Written problem
Give the count of lines containing the string "this", with no other output.

>> BEGIN Material

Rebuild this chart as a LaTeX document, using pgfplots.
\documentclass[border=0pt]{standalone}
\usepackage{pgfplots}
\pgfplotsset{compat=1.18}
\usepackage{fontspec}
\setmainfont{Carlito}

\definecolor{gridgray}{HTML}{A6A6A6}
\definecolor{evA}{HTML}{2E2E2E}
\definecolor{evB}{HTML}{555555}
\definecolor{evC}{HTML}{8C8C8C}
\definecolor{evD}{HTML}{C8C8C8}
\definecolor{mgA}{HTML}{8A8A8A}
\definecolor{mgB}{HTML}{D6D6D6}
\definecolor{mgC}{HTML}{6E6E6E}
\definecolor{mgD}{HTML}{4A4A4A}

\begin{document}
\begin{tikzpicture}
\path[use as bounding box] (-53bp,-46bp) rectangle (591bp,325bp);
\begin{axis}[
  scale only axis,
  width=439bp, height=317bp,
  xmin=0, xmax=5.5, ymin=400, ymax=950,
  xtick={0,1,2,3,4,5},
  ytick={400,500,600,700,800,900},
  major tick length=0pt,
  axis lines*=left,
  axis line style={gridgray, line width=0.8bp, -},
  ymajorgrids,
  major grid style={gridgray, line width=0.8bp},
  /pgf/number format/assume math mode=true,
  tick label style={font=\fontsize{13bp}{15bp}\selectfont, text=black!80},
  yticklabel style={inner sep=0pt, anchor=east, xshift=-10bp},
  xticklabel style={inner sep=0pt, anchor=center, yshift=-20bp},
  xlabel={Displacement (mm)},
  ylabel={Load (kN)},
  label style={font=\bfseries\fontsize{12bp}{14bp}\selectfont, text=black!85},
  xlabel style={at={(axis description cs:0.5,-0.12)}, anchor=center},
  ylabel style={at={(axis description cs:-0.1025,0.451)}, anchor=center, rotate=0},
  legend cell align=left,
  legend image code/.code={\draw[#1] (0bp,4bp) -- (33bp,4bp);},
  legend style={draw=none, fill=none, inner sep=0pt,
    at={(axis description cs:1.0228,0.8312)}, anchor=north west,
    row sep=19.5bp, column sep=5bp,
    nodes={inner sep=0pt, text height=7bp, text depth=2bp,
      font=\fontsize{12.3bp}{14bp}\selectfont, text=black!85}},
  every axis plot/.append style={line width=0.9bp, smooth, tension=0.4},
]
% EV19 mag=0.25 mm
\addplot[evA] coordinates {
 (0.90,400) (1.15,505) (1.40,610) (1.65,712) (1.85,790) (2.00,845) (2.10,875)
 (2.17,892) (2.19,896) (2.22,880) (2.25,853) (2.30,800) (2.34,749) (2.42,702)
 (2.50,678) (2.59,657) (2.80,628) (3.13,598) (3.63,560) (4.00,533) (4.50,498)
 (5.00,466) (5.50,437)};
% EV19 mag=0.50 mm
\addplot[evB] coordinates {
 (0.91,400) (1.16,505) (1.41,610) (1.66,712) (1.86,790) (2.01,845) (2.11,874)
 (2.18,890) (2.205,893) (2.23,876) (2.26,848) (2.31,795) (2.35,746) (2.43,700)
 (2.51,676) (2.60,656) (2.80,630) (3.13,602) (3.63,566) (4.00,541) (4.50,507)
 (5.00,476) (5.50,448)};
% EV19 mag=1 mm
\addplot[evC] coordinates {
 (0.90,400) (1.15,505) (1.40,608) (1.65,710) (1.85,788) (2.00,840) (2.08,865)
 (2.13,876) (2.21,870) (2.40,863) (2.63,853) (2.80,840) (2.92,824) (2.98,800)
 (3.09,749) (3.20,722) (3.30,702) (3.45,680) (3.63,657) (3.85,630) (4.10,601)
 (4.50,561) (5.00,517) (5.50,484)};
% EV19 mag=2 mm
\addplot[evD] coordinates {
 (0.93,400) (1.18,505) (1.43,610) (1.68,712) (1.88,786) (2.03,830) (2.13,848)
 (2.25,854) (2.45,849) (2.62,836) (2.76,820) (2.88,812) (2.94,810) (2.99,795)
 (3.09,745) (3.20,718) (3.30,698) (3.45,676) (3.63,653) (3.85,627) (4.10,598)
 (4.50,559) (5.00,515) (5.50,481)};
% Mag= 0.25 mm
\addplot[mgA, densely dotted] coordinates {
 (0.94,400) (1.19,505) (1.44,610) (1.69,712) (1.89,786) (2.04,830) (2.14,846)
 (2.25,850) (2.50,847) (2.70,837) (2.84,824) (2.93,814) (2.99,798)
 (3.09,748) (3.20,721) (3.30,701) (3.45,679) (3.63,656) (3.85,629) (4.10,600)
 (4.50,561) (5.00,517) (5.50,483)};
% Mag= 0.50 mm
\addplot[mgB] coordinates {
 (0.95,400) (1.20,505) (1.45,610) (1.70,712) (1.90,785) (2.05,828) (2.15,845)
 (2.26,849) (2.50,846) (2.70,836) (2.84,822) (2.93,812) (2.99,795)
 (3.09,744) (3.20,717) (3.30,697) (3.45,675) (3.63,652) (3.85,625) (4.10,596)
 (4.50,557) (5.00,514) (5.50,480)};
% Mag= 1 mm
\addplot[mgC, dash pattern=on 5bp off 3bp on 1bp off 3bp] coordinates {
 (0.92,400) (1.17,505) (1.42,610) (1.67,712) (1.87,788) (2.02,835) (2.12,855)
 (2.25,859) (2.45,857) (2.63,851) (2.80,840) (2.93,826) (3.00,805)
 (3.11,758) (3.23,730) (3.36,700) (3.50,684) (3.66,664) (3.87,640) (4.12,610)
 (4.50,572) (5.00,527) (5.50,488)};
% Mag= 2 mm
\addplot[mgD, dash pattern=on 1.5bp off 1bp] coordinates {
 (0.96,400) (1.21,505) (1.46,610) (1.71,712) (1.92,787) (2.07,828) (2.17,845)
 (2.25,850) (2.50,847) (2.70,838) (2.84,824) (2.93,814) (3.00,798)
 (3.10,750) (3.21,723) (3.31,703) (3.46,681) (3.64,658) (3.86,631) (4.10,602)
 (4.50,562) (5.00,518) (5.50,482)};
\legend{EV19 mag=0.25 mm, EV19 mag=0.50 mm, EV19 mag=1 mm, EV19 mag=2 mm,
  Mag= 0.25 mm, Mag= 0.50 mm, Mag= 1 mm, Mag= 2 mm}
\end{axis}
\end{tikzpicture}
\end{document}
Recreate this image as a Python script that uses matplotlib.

>> END Material

Answer in full
2